De plus, le flow de 20Syl n'est pas le plus simple à appréhender sur la longueur d'un album. Techniquement, il est correct mais la relative monotonie tout le long de ces 16 Pièces ainsi qu'un timbre de voix un peu irritant rendent l'écoute difficile. D'ailleurs, il semble clair qu'à chaque fois qu'un invité se saisit du micro (Oxmo Puccino, les ex-Procussions, AKH...), le morceau en question respire et n'en devient que plus percutant.

Le plus frustrant dans tout ça, c'est que derrière les manettes, 20Syl est au sommet de son art. Niveau production, c'est du très très haut niveau. Le groupe nantais a encore élargi sa palette de sons depuis Place 54 et une teinte encore un peu plus jazzy et funky apporte du piment à 16 Pièces. Les compos du "Majeur qui me Démange", de "Signe du Temps" ou de "Beautiful Loosers" sont bluffantes par leurs mélodies simples et complexes à la fois. En fait, 20Syl est probablement le meilleur beatmaker français sur le marché et ça se sent.

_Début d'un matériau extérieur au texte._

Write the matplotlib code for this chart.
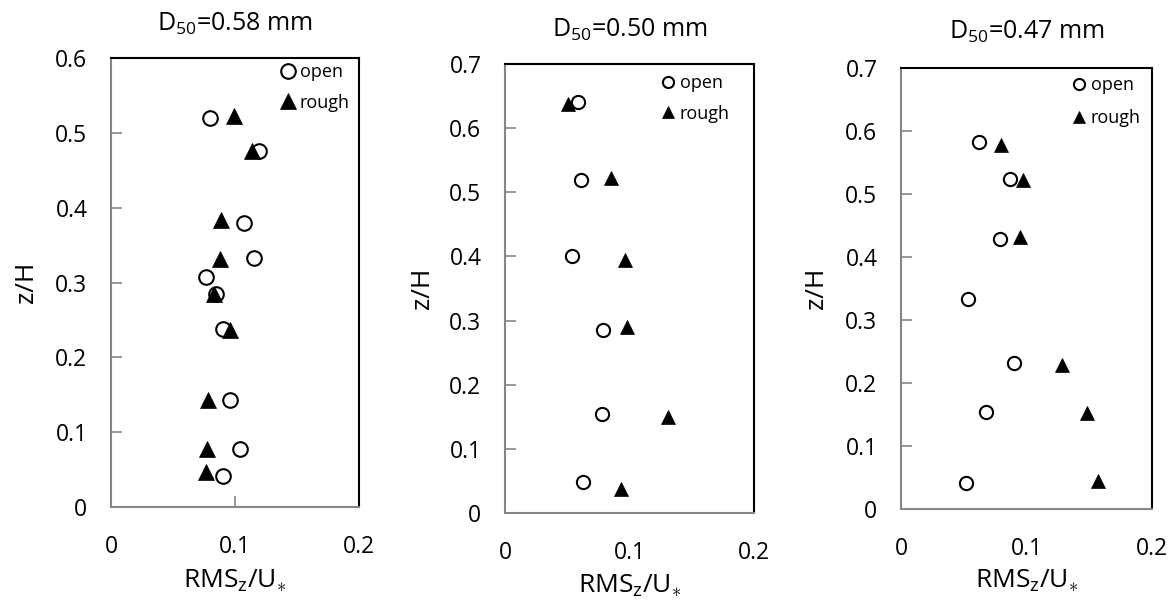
import matplotlib
matplotlib.use("Agg")
import matplotlib.pyplot as plt

plt.rcParams['font.family'] = ['Open Sans', 'DejaVu Sans']
plt.rcParams['mathtext.fontset'] = 'custom'
plt.rcParams['mathtext.rm'] = 'Open Sans'
plt.rcParams['mathtext.it'] = 'Open Sans'
plt.rcParams['mathtext.default'] = 'rm'

# ---- data ----
titles = ["D$_{50}$=0.58 mm", "D$_{50}$=0.50 mm", "D$_{50}$=0.47 mm"]

# Panel 1 (D50 = 0.58 mm)
open1_x = [0.080, 0.119, 0.107, 0.115, 0.077, 0.085, 0.090, 0.096, 0.104, 0.090]
open1_z = [0.520, 0.476, 0.380, 0.333, 0.308, 0.285, 0.238, 0.143, 0.077, 0.041]
rough1_x = [0.099, 0.114, 0.089, 0.0875, 0.083, 0.096, 0.078, 0.0775, 0.077]
rough1_z = [0.523, 0.476, 0.384, 0.332, 0.285, 0.237, 0.143, 0.077, 0.047]

# Panel 2 (D50 = 0.50 mm)
open2_x = [0.059, 0.0614, 0.054, 0.079, 0.078, 0.0627]
open2_z = [0.640, 0.519, 0.400, 0.285, 0.154, 0.048]
rough2_x = [0.051, 0.085, 0.096, 0.098, 0.131, 0.093]
rough2_z = [0.638, 0.522, 0.395, 0.290, 0.150, 0.038]

# Panel 3 (D50 = 0.47 mm)
open3_x = [0.062, 0.087, 0.079, 0.053, 0.090, 0.068, 0.052]
open3_z = [0.583, 0.524, 0.429, 0.333, 0.231, 0.154, 0.042]
rough3_x = [0.080, 0.097, 0.095, 0.128, 0.148, 0.157]
rough3_z = [0.578, 0.522, 0.432, 0.228, 0.153, 0.045]

y_max = [0.6, 0.7, 0.7]
x_ticks = [0, 0.1, 0.2]
x_ticklabels = ["0", "0.1", "0.2"]

panels = [
    (open1_x, open1_z, rough1_x, rough1_z),
    (open2_x, open2_z, rough2_x, rough2_z),
    (open3_x, open3_z, rough3_x, rough3_z),
]

# ---- layout ----
W, H = 1174, 612
fig = plt.figure(figsize=(W / 100, H / 100), dpi=100)
boxes = [  # left, top, right, bottom in pixels
    (111, 58, 359, 507),
    (505, 64, 754, 513),
    (901, 68, 1152, 509),
]
msizes = [10.5, 9.5, 9.5]
leg_ms = [10.5, 8.0, 8.0]
leg_anchor = [(281, 63), (661, 74), (1072, 76)]
leg_spacing = [0.7, 0.7, 0.85]
title_y = [24, 30, 32]
ylabel_x = [27, 423, 817]
xlabel_y = [581, 586, 581]

grey = '#868686'
for i, (ox, oz, rx, rz) in enumerate(panels):
    l, t, r, b = boxes[i]
    ax = fig.add_axes([l / W, 1 - b / H, (r - l) / W, (b - t) / H])
    ax.plot(ox, oz, linestyle='none', marker='o', markersize=msizes[i],
            markerfacecolor='white', markeredgecolor='black', markeredgewidth=1.5,
            label='open', zorder=3)
    ax.plot(rx, rz, linestyle='none', marker='^', markersize=msizes[i] + 0.5,
            markerfacecolor='black', markeredgecolor='black', markeredgewidth=0.5,
            label='rough', zorder=3)
    ax.set_xlim(0, 0.2)
    ax.set_ylim(0, y_max[i])
    ax.set_xticks(x_ticks)
    ax.set_xticklabels(x_ticklabels)
    yt = [round(k * 0.1, 1) for k in range(int(round(y_max[i] * 10)) + 1)]
    ax.set_yticks(yt)
    ax.set_yticklabels(["0" if v == 0 else f"{v:g}" for v in yt])
    ax.tick_params(axis='both', direction='in', colors=grey, labelcolor='black',
                   labelsize=16.5, width=1.2)
    ax.tick_params(axis='y', length=8, pad=17)
    if i == 0:
        ax.tick_params(axis='x', length=8, pad=20)
    else:
        ax.tick_params(axis='x', length=0, pad=20)
    for s in ['left', 'bottom']:
        ax.spines[s].set_color(grey)
        ax.spines[s].set_linewidth(1.5)
    for s in ['top', 'right']:
        ax.spines[s].set_color('black')
        ax.spines[s].set_linewidth(1.5)
    ax_px, ay_px = leg_anchor[i]
    ax.legend(loc='upper left', bbox_to_anchor=(ax_px / W, 1 - ay_px / H),
              bbox_transform=fig.transFigure, frameon=False, fontsize=13,
              handlelength=0.8, handletextpad=0.25, labelspacing=leg_spacing[i],
              borderpad=0, borderaxespad=0, markerscale=leg_ms[i] / msizes[i])
    fig.text((l + r) / 2 / W, 1 - title_y[i] / H, titles[i], ha='center', va='center',
             fontsize=18)
    fig.text(ylabel_x[i] / W, 1 - (t + b) / 2 / H, "z/H", ha='center', va='center',
             rotation=90, fontsize=19)
    fig.text((l + r) / 2 / W, 1 - xlabel_y[i] / H, r"RMS$_z$/U$_{\ast}$", ha='center',
             va='center', fontsize=19)

fig.savefig("out.png", dpi=100)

Bref, le bilan de 16 Pièces est contrasté. Hocus Pocus et sa tête pensante 20Syl semblent arriver dans une sorte de fin de cycle. Au bout de trois albums, la formule commence à s'éroder et l'ennui à poindre. Le producteur nantais est un formidable bidouilleur de sons, on le sent aborder petit à petit des terrains toujours plus riches et captivants mais il semble avoir fait le tour en matière de MCeeing. Un peu de sang frais à ce niveau là serait probablement une bonne chose.